Son estos partidos fuertes, conformados alrededor de los liderazgos de Joaquín Balaguer, Bosch, José Francisco Peña Gómez, Leonel Fernández, Hipólito Mejía, Danilo Medina y Miguel Vargas, conjuntamente con el joven pero electoralmente exitoso partido de Gobierno, el Revolucionario Moderno (PRM), desprendimiento del PRD, liderado por el presidente Luis Abinader, y la nueva Fuerza del Pueblo surgida del PLD, los que constituyen el sistema operativo de la democracia dominicana y lo que la distingue de las demás democracias de la región.
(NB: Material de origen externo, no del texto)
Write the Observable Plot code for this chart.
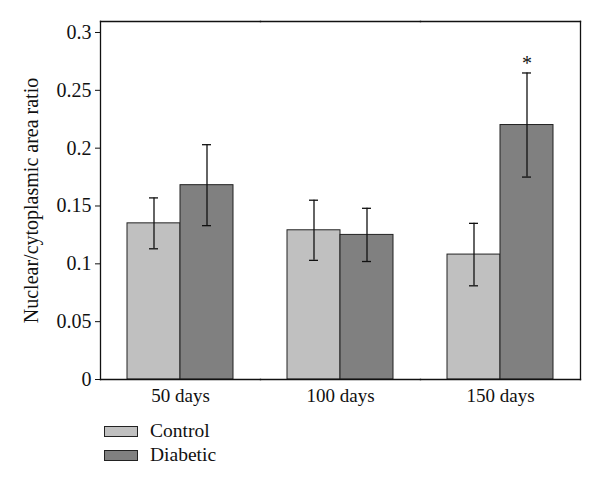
<!DOCTYPE html>
<html>
<head>
<meta charset="utf-8">
<script src="https://cdn.jsdelivr.net/npm/d3@7"></script>
<script src="https://cdn.jsdelivr.net/npm/@observablehq/plot@0.6"></script>
<style>
  body { margin: 0; background: white; font-family: "Liberation Serif", "DejaVu Serif", serif; }
  #legend { margin-top: 7px; margin-left: 104px; font-size: 19.5px; color: #111; }
  .row { height: 24px; display: flex; align-items: center; }
  .sw { width: 32px; height: 9px; border: 1.3px solid #222; margin-right: 12px; }
</style>
</head>
<body>
<div id="chart"></div>
<script>
const days = ["50 days", "100 days", "150 days"];
const groups = ["Control", "Diabetic"];
const controlMean = [0.135, 0.129, 0.108];
const controlErr = [0.022, 0.026, 0.027];
const diabeticMean = [0.168, 0.125, 0.220];
const diabeticErr = [0.035, 0.023, 0.045];
const yTicks = [0, 0.05, 0.1, 0.15, 0.2, 0.25, 0.3];
const yTickLabels = ["0", "0.05", "0.1", "0.15", "0.2", "0.25", "0.3"];
const significant = [{day: "150 days", group: "Diabetic", mark: "*"}];
const colors = ["#c0c0c0", "#808080"];

const rows = [];
days.forEach((d, i) => {
  rows.push({day: d, group: "Control", mean: controlMean[i], err: controlErr[i]});
  rows.push({day: d, group: "Diabetic", mean: diabeticMean[i], err: diabeticErr[i]});
});
const stars = significant.map(s => {
  const r = rows.find(r => r.day === s.day && r.group === s.group);
  return {...s, top: r.mean + r.err};
});

const chart = Plot.plot({
  width: 600,
  height: 412,
  marginLeft: 100,
  marginRight: 20,
  marginTop: 21,
  marginBottom: 33,
  style: {fontFamily: "Liberation Serif, DejaVu Serif, serif", fontSize: "19px", background: "white", color: "#111"},
  fx: {domain: days, padding: 0, label: null, axis: null},
  x: {domain: groups, paddingInner: 0, paddingOuter: 0.49, axis: null},
  y: {domain: [0, 0.3095]},
  color: {domain: groups, range: colors},
  marks: [
    Plot.barY(rows, {fx: "day", x: "group", y: "mean", fill: "group", stroke: "#222", strokeWidth: 1}),
    Plot.ruleX(rows, {fx: "day", x: "group", y1: d => d.mean - d.err, y2: d => d.mean + d.err, stroke: "#111", strokeWidth: 1.3}),
    Plot.tickY(rows, {fx: "day", x: "group", y: d => d.mean + d.err, stroke: "#111", strokeWidth: 1.3, insetLeft: 22, insetRight: 22}),
    Plot.tickY(rows, {fx: "day", x: "group", y: d => d.mean - d.err, stroke: "#111", strokeWidth: 1.3, insetLeft: 22, insetRight: 22}),
    Plot.text(stars, {fx: "day", x: "group", y: "top", text: "mark", dy: -9, fontSize: 20, fill: "#111"}),
    Plot.axisFx({anchor: "bottom", domain: days, tickSize: 0, tickPadding: 9, label: null}),
    Plot.axisY({ticks: yTicks, tickFormat: d => yTickLabels[yTicks.indexOf(d)], tickSize: 5, tickPadding: 4, fontSize: 20,
      label: "Nuclear/cytoplasmic area ratio", labelAnchor: "center", labelArrow: "none", labelOffset: 77}),
    Plot.frame({anchor: "top", stroke: "#111", strokeWidth: 1.3}),
    Plot.frame({anchor: "bottom", stroke: "#111", strokeWidth: 1.3}),
    Plot.frame({anchor: "left", facetAnchor: "left", stroke: "#111", strokeWidth: 1.3}),
    Plot.frame({anchor: "right", facetAnchor: "right", stroke: "#111", strokeWidth: 1.3})
  ]
});
document.getElementById("chart").appendChild(chart);

const legend = document.createElement("div");
legend.id = "legend";
groups.forEach((g, i) => {
  const row = document.createElement("div");
  row.className = "row";
  const sw = document.createElement("div");
  sw.className = "sw";
  sw.style.background = colors[i];
  const lab = document.createElement("span");
  lab.textContent = g;
  row.appendChild(sw);
  row.appendChild(lab);
  legend.appendChild(row);
});
document.body.appendChild(legend);
</script>
</body>
</html>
Eso es lo que diferencia a la democracia dominicana, “fría, gris y aburrida”, de la caliente e interesante inestabilidad política de Perú, de la autocracia emergente de El Salvador, y del claro autoritarismo del régimen chavomadurista en Venezuela, “ejemplos de la amarga cosecha que la región está recogiendo como resultado de la propagación de una virulenta cepa de populismo en las últimas tres décadas. Esa cepa, arraigada en gran medida en la justificada exasperación de la ciudadanía frente a la corrupción, ha causado estragos en los sistemas de partidos y ha debilitado a las instituciones necesarias para luchar contra la corrupción y canalizar las demandas sociales en forma pacífica” (Kevin Casas-Zamora).
Ojalá los dominicanos preservemos la belleza, bondad y virtud de una democracia basada en partidos fuertes -que convocan intensamente el entusiasmo y la adherencia de militantes y simpatizantes- y un sistema electoral transparente, escapando así de la inestabilidad política y socioeconómica propiciada por el populismo, el mesianismo, el adanismo, el buenismo, el transfuguismo, el clientelismo, la hipócrita política de la antipolítica -que es la más política de todas las posiciones políticas como afirmaba Carl Schmitt– y la política considerada como una lucha entre enemigos y no entre adversarios que compiten electoralmente por el voto popular.
Y es que, a fin de cuentas, parafraseando ligeramente a Winston Churchill, la democracia de partidos es el peor sistema de gobierno, a excepción de todos los demás.